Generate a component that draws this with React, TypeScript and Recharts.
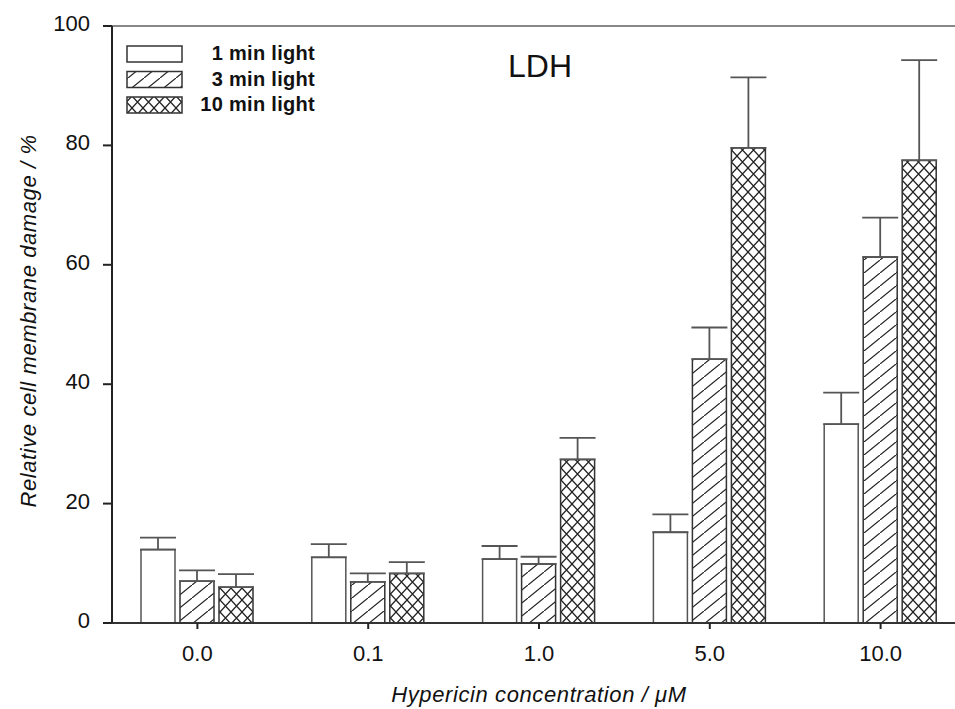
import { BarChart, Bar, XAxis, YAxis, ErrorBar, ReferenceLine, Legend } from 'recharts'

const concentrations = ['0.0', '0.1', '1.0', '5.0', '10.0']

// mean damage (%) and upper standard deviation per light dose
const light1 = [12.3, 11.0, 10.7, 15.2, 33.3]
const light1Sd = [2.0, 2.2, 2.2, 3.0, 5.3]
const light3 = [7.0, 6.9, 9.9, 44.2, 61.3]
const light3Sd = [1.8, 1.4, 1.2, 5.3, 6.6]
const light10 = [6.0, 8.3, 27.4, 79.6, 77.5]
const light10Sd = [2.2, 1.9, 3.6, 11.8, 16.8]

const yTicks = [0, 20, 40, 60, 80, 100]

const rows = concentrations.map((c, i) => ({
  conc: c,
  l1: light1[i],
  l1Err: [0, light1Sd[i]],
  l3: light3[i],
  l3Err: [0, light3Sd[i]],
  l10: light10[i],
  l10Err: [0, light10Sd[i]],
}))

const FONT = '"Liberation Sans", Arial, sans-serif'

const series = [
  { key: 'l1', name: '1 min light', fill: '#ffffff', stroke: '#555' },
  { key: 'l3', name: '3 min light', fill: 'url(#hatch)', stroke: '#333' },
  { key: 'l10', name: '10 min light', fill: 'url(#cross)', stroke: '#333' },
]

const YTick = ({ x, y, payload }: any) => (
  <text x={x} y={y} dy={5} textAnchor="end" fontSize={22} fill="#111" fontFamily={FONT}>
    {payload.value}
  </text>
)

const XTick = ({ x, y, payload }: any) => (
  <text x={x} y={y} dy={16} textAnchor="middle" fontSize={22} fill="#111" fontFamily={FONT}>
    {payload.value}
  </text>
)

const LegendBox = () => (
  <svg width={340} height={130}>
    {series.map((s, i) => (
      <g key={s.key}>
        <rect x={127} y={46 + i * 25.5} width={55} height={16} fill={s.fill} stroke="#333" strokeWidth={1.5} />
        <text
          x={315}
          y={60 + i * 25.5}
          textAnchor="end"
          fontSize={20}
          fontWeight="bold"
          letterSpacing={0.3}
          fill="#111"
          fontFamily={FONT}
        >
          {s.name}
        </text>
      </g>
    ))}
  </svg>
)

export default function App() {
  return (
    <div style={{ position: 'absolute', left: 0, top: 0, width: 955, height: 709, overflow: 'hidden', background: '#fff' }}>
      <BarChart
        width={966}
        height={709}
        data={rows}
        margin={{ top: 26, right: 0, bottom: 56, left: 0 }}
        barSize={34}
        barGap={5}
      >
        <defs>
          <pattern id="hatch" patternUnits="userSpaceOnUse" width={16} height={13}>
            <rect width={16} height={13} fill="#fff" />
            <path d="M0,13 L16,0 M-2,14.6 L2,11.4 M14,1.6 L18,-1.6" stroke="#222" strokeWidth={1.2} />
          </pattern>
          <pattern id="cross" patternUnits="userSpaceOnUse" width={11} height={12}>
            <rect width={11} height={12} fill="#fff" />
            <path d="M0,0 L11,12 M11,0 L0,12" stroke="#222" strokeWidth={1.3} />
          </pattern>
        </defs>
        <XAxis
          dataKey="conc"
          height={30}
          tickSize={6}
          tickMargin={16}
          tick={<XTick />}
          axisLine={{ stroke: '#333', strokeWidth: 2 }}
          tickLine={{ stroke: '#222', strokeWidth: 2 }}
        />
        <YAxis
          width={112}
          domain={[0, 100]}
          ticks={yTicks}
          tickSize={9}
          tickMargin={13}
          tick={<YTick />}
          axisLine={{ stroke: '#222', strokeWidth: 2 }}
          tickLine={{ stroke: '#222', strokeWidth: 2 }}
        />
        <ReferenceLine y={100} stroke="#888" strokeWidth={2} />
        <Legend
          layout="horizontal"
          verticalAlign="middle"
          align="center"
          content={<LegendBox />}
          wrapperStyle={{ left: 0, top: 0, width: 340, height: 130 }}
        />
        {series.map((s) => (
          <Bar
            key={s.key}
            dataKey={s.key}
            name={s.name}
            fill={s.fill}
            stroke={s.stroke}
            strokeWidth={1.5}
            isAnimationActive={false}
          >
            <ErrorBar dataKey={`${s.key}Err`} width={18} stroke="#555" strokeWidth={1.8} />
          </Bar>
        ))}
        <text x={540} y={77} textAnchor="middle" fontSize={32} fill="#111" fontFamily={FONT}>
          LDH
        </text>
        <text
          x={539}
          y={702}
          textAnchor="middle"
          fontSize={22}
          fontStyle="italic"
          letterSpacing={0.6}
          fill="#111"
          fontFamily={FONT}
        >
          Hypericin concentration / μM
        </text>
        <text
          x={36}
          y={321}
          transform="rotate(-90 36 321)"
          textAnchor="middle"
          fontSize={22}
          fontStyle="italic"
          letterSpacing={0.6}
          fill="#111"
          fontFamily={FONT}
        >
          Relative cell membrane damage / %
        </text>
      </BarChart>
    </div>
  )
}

--- --- ---

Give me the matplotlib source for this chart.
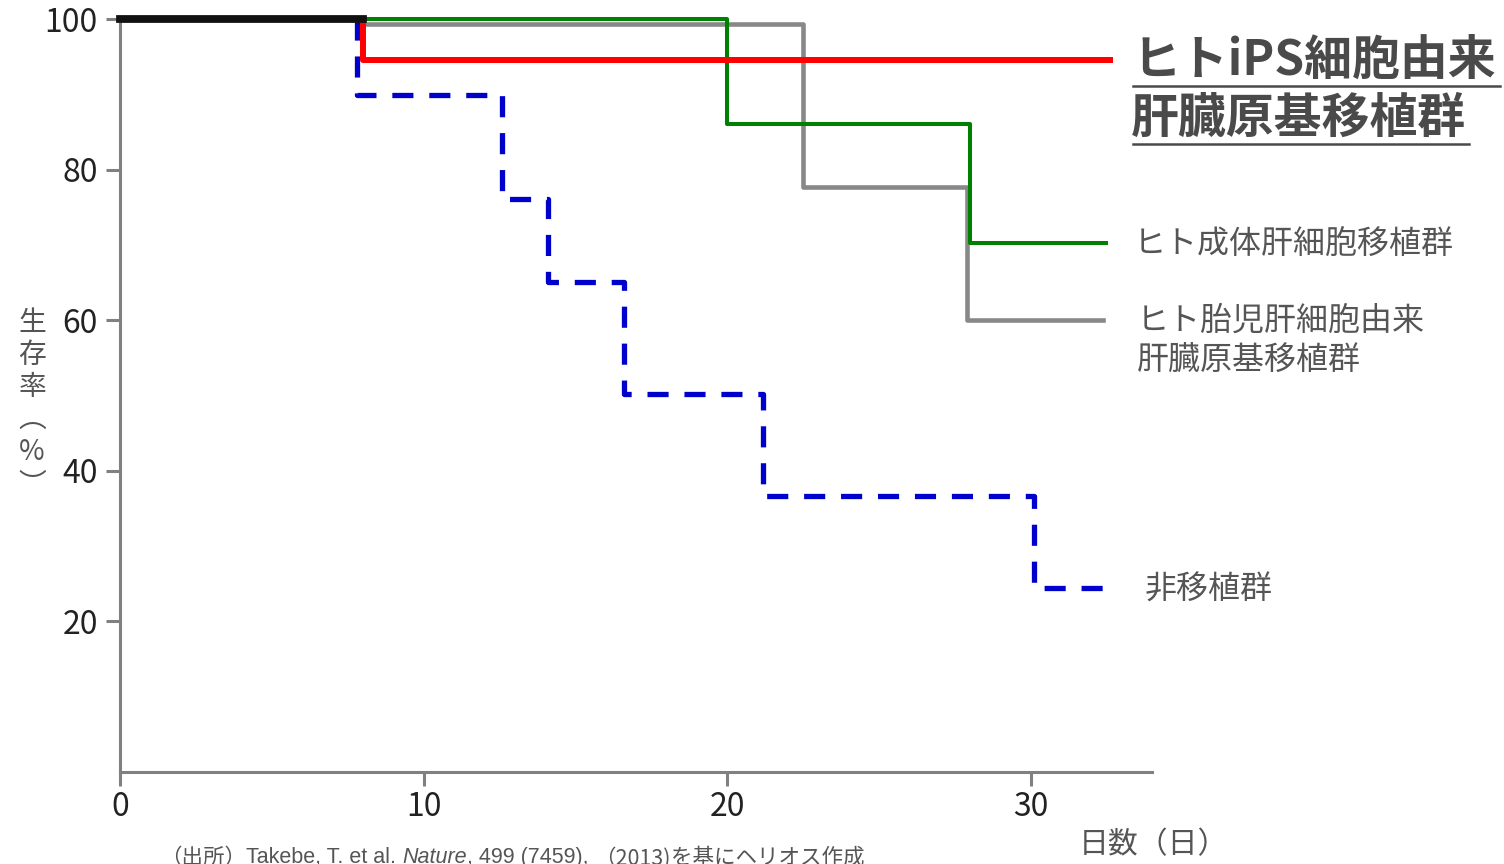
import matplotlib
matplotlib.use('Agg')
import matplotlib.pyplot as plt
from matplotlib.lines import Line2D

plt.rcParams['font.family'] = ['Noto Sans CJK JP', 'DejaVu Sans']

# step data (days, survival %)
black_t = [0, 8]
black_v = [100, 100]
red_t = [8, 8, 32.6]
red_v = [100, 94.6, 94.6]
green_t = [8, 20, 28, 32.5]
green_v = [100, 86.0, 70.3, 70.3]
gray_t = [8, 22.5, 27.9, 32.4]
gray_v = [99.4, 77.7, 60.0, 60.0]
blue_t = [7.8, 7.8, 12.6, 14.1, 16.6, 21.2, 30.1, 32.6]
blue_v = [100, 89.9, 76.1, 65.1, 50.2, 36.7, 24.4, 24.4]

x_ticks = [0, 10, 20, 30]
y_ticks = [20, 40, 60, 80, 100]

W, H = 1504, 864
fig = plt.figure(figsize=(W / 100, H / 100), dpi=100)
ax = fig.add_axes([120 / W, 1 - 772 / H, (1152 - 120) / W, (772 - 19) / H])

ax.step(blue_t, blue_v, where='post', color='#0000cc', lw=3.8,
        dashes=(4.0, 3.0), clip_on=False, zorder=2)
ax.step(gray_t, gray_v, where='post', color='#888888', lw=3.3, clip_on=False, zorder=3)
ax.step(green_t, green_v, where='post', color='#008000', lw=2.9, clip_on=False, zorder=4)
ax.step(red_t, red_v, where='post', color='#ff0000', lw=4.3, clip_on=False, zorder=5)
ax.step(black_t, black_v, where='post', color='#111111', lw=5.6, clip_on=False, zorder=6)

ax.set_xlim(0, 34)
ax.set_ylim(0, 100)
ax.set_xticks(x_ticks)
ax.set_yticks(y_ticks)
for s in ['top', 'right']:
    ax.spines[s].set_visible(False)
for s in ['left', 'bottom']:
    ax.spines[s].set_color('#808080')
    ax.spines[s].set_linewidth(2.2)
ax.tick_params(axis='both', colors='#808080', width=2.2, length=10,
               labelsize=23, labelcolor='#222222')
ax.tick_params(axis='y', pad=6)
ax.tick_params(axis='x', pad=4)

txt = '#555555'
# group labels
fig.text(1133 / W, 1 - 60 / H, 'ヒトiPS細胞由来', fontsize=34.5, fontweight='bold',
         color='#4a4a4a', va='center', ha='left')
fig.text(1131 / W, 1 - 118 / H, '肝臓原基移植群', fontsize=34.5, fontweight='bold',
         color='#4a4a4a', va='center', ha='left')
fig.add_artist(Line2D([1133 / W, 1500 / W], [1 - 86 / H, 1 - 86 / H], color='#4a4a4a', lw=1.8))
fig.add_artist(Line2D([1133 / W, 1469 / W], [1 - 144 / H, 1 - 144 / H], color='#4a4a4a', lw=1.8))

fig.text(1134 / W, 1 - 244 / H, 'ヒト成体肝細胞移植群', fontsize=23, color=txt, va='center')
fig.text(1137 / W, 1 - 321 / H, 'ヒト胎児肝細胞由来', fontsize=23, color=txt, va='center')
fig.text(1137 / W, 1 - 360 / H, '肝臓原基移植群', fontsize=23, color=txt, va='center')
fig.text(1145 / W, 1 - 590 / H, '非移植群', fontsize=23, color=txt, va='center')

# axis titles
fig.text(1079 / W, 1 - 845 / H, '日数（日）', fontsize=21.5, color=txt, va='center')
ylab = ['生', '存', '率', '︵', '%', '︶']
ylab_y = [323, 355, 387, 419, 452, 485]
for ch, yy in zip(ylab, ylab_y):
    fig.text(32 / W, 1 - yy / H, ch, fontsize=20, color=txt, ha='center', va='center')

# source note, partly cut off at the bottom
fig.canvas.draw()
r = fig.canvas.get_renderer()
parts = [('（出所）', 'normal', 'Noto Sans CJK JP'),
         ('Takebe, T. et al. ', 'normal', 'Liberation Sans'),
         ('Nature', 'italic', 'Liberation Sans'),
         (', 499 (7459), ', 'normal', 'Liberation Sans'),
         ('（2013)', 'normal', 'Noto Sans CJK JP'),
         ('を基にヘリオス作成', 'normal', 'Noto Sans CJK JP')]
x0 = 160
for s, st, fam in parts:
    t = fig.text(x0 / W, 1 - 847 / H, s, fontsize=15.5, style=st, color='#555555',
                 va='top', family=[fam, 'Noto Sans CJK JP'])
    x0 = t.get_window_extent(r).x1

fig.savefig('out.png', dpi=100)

--- --- ---

▸ Exercise goal
Everything above from the line with "Generate a component" through the line with "const concentrations = ['0.0', '0.1', '1.0', '5.0', '10.0']" should be retyped exactly, and nothing else; omit pictures.

▸ Result
Generate a component that draws this with React, TypeScript and Recharts.
import { BarChart, Bar, XAxis, YAxis, ErrorBar, ReferenceLine, Legend } from 'recharts'

const concentrations = ['0.0', '0.1', '1.0', '5.0', '10.0']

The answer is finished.